Ya más calmado, restablecido del impacto emocional alcanzado por la constatación de la eficacia de su descubrimiento, regresó a la sala del laboratorio. Allí rebuscó sus gafas de lentes circulares y montadas al aire, cogió el teléfono móvil Nokia del año catapún, única ligazón con el exterior —exceptuando una sencilla colección de libros encabezados por La utilidad de lo inútil, escrita por Nuccio Ordine— que expresamente se encomendó tener, y procedió a revisar el listado de contactos. Tecleó intermitentemente hasta anclarse en la T, apareciendo en la diminuta pantalla el apellido y los nueve dígitos que le otorgaban el pasaporte telefónico deseado.

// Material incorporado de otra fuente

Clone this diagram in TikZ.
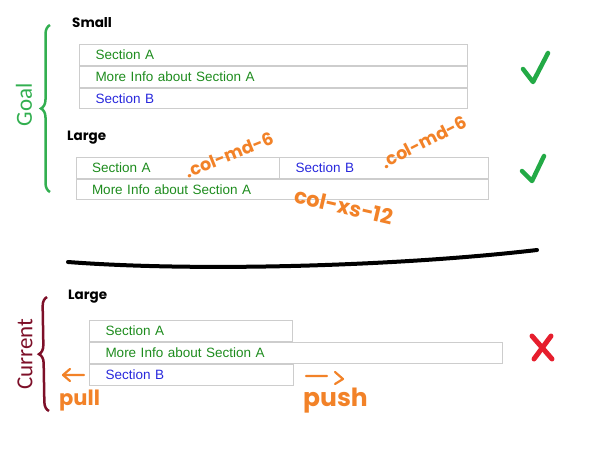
\documentclass[tikz,border=0pt]{standalone}
\usepackage{fontspec}
\setmainfont{Liberation Sans}
\newfontfamily\hand{Poppins}
\newfontfamily\carl{Carlito}
\usetikzlibrary{decorations.pathreplacing}
\definecolor{txtgreen}{RGB}{30,140,30}
\definecolor{txtblue}{RGB}{40,40,220}
\definecolor{cellgray}{RGB}{205,205,205}
\definecolor{goalgreen}{RGB}{50,175,80}
\definecolor{checkgreen}{RGB}{35,170,70}
\definecolor{curred}{RGB}{125,15,40}
\definecolor{xred}{RGB}{230,30,45}
\definecolor{anno}{RGB}{242,130,40}
\tikzset{
  cell/.style={draw=cellgray, line width=1pt, anchor=north west, inner xsep=16pt, inner ysep=0pt,
    align=left, font=\fontsize{13.5}{15}\selectfont},
  gtxt/.style={text=txtgreen},
  btxt/.style={text=txtblue},
  sizelabel/.style={font=\hand\bfseries\fontsize{13.5}{15}\selectfont, anchor=west, inner sep=0pt},
  annotext/.style={text=anno, font=\hand\bfseries\fontsize{17.5}{19}\selectfont, inner sep=0pt},
  sidelabel/.style={font=\carl\fontsize{23}{25}\selectfont, rotate=90, inner sep=0pt},
  sidebrace/.style={line width=2.5pt, decorate, decoration={brace, amplitude=9pt}},
  checkstroke/.style={line width=4.5pt, line cap=round, line join=round},
  handarrow/.style={anno, line width=2.2pt, line cap=round, line join=round}
}
\begin{document}
\begin{tikzpicture}[x=1pt,y=-1pt]
\useasboundingbox (0,0) rectangle (592,455);

% Goal section
\node[sizelabel] (small) at (72,23) {Small};
\node[cell, gtxt, minimum width=388pt, text width=356pt, minimum height=21pt] (s1) at (79,44) {Section A};
\node[cell, gtxt, minimum width=388pt, text width=356pt, minimum height=21pt] (s2) at (79,66) {More Info about Section A};
\node[cell, btxt, minimum width=388pt, text width=356pt, minimum height=20pt] (s3) at (79,88) {Section B};

\node[sizelabel] (large1) at (67,138) {Large};
\node[cell, gtxt, minimum width=203.5pt, text width=171.5pt, minimum height=21pt] (g1) at (75.5,157) {Section A};
\node[cell, btxt, minimum width=209pt, text width=177pt, minimum height=21pt] (g2) at (279,157) {Section B};
\node[cell, gtxt, minimum width=412.5pt, text width=380.5pt, minimum height=20pt] (g3) at (75.5,179) {More Info about Section A};

\draw[goalgreen, sidebrace] (50,192) -- (50,25);
\node[sidelabel, goalgreen] (goal) at (24,105) {Goal};

\draw[checkgreen, checkstroke] (523,69) -- (533,82) -- (548,53);
\draw[checkgreen, checkstroke] (522,171) -- (532,181) -- (544,156);

\node[annotext, rotate=22] (md1) at (229,155) {.col-md-6};
\node[annotext, rotate=27] (md2) at (424,142) {.col-md-6};
\node[annotext, font=\hand\bfseries\fontsize{21}{23}\selectfont, rotate=-13] (xs) at (344,206) {col-xs-12};

% divider
\draw[line width=4pt, line cap=round] (68,262) .. controls (200,272) and (400,266) .. (537,250);

% Current section
\node[sizelabel] (large2) at (68,297) {Large};
\node[cell, gtxt, minimum width=203pt, text width=171pt, minimum height=21pt] (c1) at (89,320) {Section A};
\node[cell, gtxt, minimum width=413pt, text width=381pt, minimum height=21pt] (c2) at (89,342) {More Info about Section A};
\node[cell, btxt, minimum width=204pt, text width=172pt, minimum height=21pt] (c3) at (89,364) {Section B};

\draw[curred, sidebrace] (49,411) -- (47,297);
\node[sidelabel, curred] (current) at (25,354) {Current};

\draw[xred, line width=5pt, line cap=round] (532,336) -- (552,359);
\draw[xred, line width=5pt, line cap=round] (551,336) -- (534,359);

\coordinate (pullS) at (84,375);
\coordinate (pullE) at (63,375);
\draw[handarrow] (pullS) -- (pullE) (70,369) -- (pullE) -- (70,381);
\node[annotext, font=\hand\bfseries\fontsize{21}{23}\selectfont, anchor=west] (pull) at (59,401) {pull};

\coordinate (pushS) at (306,376);
\coordinate (pushE) at (343,379);
\draw[handarrow] (pushS) -- (327,376) (335,372) -- (pushE) -- (335,384);
\node[annotext, font=\hand\bfseries\fontsize{25}{27}\selectfont, anchor=west] (push) at (303,401) {push};
\end{tikzpicture}
\end{document}
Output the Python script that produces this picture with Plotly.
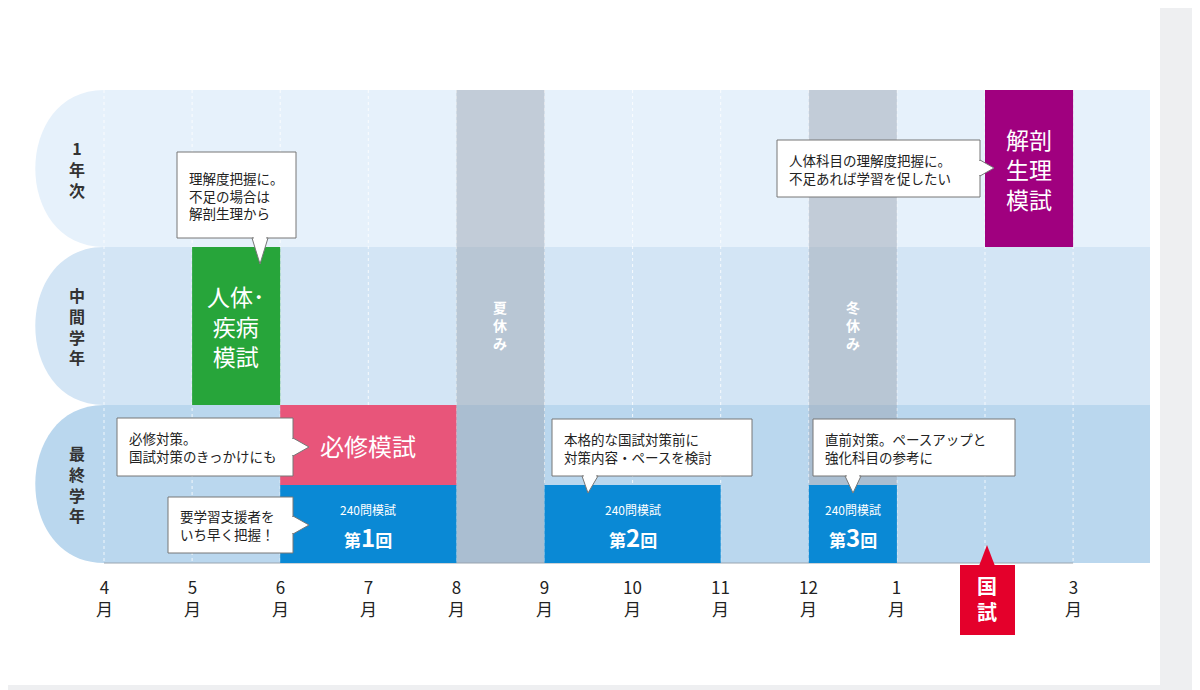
import plotly.graph_objects as go

FONT = "Noto Sans CJK JP"
months = ["4<br>月","5<br>月","6<br>月","7<br>月","8<br>月","9<br>月","10<br>月","11<br>月","12<br>月","1<br>月","","3<br>月"]
rows = ["1<br>年<br>次", "中<br>間<br>学<br>年", "最<br>終<br>学<br>年"]
row_y = [(90, 247), (247, 405), (405, 563)]
row_colors = ["#e6f1fb", "#d3e5f5", "#bad7ee"]
# bars: (start month idx, end month idx, y0, y1, color, label, size)
bars = [
    (1, 2, 247, 405, "#27a53a", "人体･<br>疾病<br>模試", 23),
    (2, 4, 405, 485, "#e8557a", "必修模試", 24),
    (10, 11, 90, 247, "#a0007f", "解剖<br>生理<br>模試", 23),
]
exams = [(2, 4, "1"), (5, 7, "2"), (8, 9, "3")]
exam_row = (485, 563)
breaks = [(4, 5, "夏<br>休<br>み"), (8, 9, "冬<br>休<br>み")]
callouts = [
    (177, 296, 152, 238, "理解度把握に。<br>不足の場合は<br>解剖生理から", [(252, 238), (268, 238), (260, 264)]),
    (117, 293, 418, 476, "必修対策。<br>国試対策のきっかけにも", [(293, 438), (293, 456), (309, 447)]),
    (168, 293, 497, 553, "要学習支援者を<br>いち早く把握！", [(293, 516), (293, 534), (309, 525)]),
    (552, 752, 419, 476, "本格的な国試対策前に<br>対策内容・ペースを検討", [(582, 476), (598, 476), (588, 493)]),
    (813, 1015, 419, 476, "直前対策。ペースアップと<br>強化科目の参考に", [(845, 476), (861, 476), (853, 493)]),
    (777, 980, 140, 197, "人体科目の理解度把握に。<br>不足あれば学習を促したい", [(980, 160), (980, 176), (994, 168)]),
]
X0, STEP = 104, 88.1

def m(px):
    return (px - X0) / STEP

shapes, anns = [], []
shapes.append(dict(type="rect", x0=m(5), x1=m(1160), y0=5, y1=685, fillcolor="white", line=dict(width=0), layer="below"))
for (y0, y1), c, lab in zip(row_y, row_colors, rows):
    shapes.append(dict(type="path", path=f"M 0,{y0} C -1.04,{y0} -1.04,{y1} 0,{y1} Z", fillcolor=c, line=dict(width=0), layer="below"))
    shapes.append(dict(type="rect", x0=0, x1=m(1150), y0=y0, y1=y1, fillcolor=c, line=dict(width=0), layer="below"))
    anns.append(dict(x=m(77), y=(y0 + y1) / 2, text=f"<b>{lab}</b>", showarrow=False, font=dict(size=16, color="#333", family=FONT)))
for i in range(12):
    shapes.append(dict(type="line", x0=i, x1=i, y0=90, y1=563, line=dict(color="rgba(255,255,255,0.8)", width=1, dash="dot"), layer="below"))
    if months[i]:
        anns.append(dict(x=i, y=597, text=months[i], showarrow=False, font=dict(size=17, color="#222", family=FONT)))
shapes.append(dict(type="line", x0=0, x1=11, y0=563, y1=563, line=dict(color="#9aa5b0", width=1)))
for a, b, t in breaks:
    shapes.append(dict(type="rect", x0=a, x1=b, y0=90, y1=563, fillcolor="rgba(150,160,172,0.45)", line=dict(width=0)))
    anns.append(dict(x=(a + b) / 2, y=325, text=f"<b>{t}</b>", showarrow=False, font=dict(size=14, color="white", family=FONT)))
for a, b, y0, y1, c, t, s in bars:
    shapes.append(dict(type="rect", x0=a, x1=b, y0=y0, y1=y1, fillcolor=c, line=dict(width=0)))
    anns.append(dict(x=(a + b) / 2, y=(y0 + y1) / 2, text=t, showarrow=False, font=dict(size=s, color="white", family=FONT)))
for a, b, n in exams:
    y0, y1 = exam_row
    shapes.append(dict(type="rect", x0=a, x1=b, y0=y0, y1=y1, fillcolor="#0a89d5", line=dict(width=0)))
    anns.append(dict(x=(a + b) / 2, y=y0 + 24, text="240問模試", showarrow=False, font=dict(size=12, color="white", family=FONT)))
    anns.append(dict(x=(a + b) / 2, y=y0 + 51, showarrow=False, font=dict(size=17, color="white", family=FONT),
                     text=f"<b>第<span style='font-size:24px'>{n}</span>回</b>"))
shapes.append(dict(type="rect", x0=m(960), x1=m(1015), y0=565, y1=635, fillcolor="#e4002b", line=dict(width=0)))
shapes.append(dict(type="path", path=f"M {m(979)},566 L {m(995)},566 L {m(987)},545 Z", fillcolor="#e4002b", line=dict(width=0)))
anns.append(dict(x=m(987), y=598, text="<b>国<br>試</b>", showarrow=False, font=dict(size=20, color="white", family=FONT)))
for x0, x1, y0, y1, t, tail in callouts:
    shapes.append(dict(type="rect", x0=m(x0), x1=m(x1), y0=y0, y1=y1, fillcolor="white", line=dict(color="#777", width=1)))
    p = " L ".join(f"{m(px)},{py}" for px, py in tail)
    shapes.append(dict(type="path", path=f"M {p} Z", fillcolor="white", line=dict(color="#777", width=1)))
    (ax, ay), (bx, by) = tail[0], tail[1]
    shapes.append(dict(type="line", x0=m(ax) + (0.02 if ay == by else 0), x1=m(bx) - (0.02 if ay == by else 0),
                       y0=ay + (0 if ay == by else 1), y1=by - (0 if ay == by else 1), line=dict(color="white", width=2)))
    anns.append(dict(x=m(x0 + 10), y=(y0 + y1) / 2, xanchor="left", align="left", text=t, showarrow=False,
                     font=dict(size=13.5, color="#222", family=FONT)))

fig = go.Figure()
fig.update_layout(width=1200, height=690, margin=dict(l=0, r=0, t=0, b=0),
                  paper_bgcolor="#eeeff1", plot_bgcolor="rgba(0,0,0,0)",
                  xaxis=dict(range=[m(8), m(1208)], visible=False),
                  yaxis=dict(range=[698, 8], visible=False),
                  shapes=shapes, annotations=anns, showlegend=False)
fig.write_html("out.html")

—Dime Jaycer, me alegro de escucharte.
—La tengo.
—¿Qué tienes?
—La vacuna.
—No puede ser.
—Lo es. 
—Estás loco. No puedes haberlo hecho tan rápido.
—De loco, quizás algo, de rápido nada. Llevo mucho tiempo y cantidad de intentos fallidos, hasta que por fin lo he conseguido.
—Qué callado te los tenías.
—Ya sabes: res non verba.
—Habrá que testarla.
—Como quieras. Sin problema. Acabo de comprobar su validez.
—Estás seguro.
—Totalmente.

El interlocutor telefónico de Tomás Jaycer era José Manuel Treisan, un viejo amigo, consejero delegado de Pitersbrom, importante multinacional farmacéutica. 

A finales de 2020, todos los medios —periódicos impresos y digitales, estaciones de radio y canales de televisión— publicaban crónicas y ofrecían reportajes relacionados con una vacuna denominada Anaximandro, en correspondencia, según subrayaban pomposamente —demostrando una más que deplorable ignorancia— con el nombre elegido al azar por parte un profesor jubilado de la Universidad de Salamanca. A través de diferentes comunicados, la Organización Mundial de la Salud recomendaba su aplicación tras haber confirmado la eficacia. Todos los países tenían constatados los beneficios que reportaba. En Inglaterra, el Primer Ministro había dado instrucciones para la supresión de un organismo creado en su día para paliar una causa de malestar superada con el preparado inventada por un químico español. No era la deseada solución al coronavirus que seguía aguardando el antídoto y por tanto manteniendo en vilo a la población mundial. Sin embargo, gracias al ingenio y constancia de Jaycer, una vacuna inmunizaba a cualquier persona de otra terrible pandemia llamada soledad.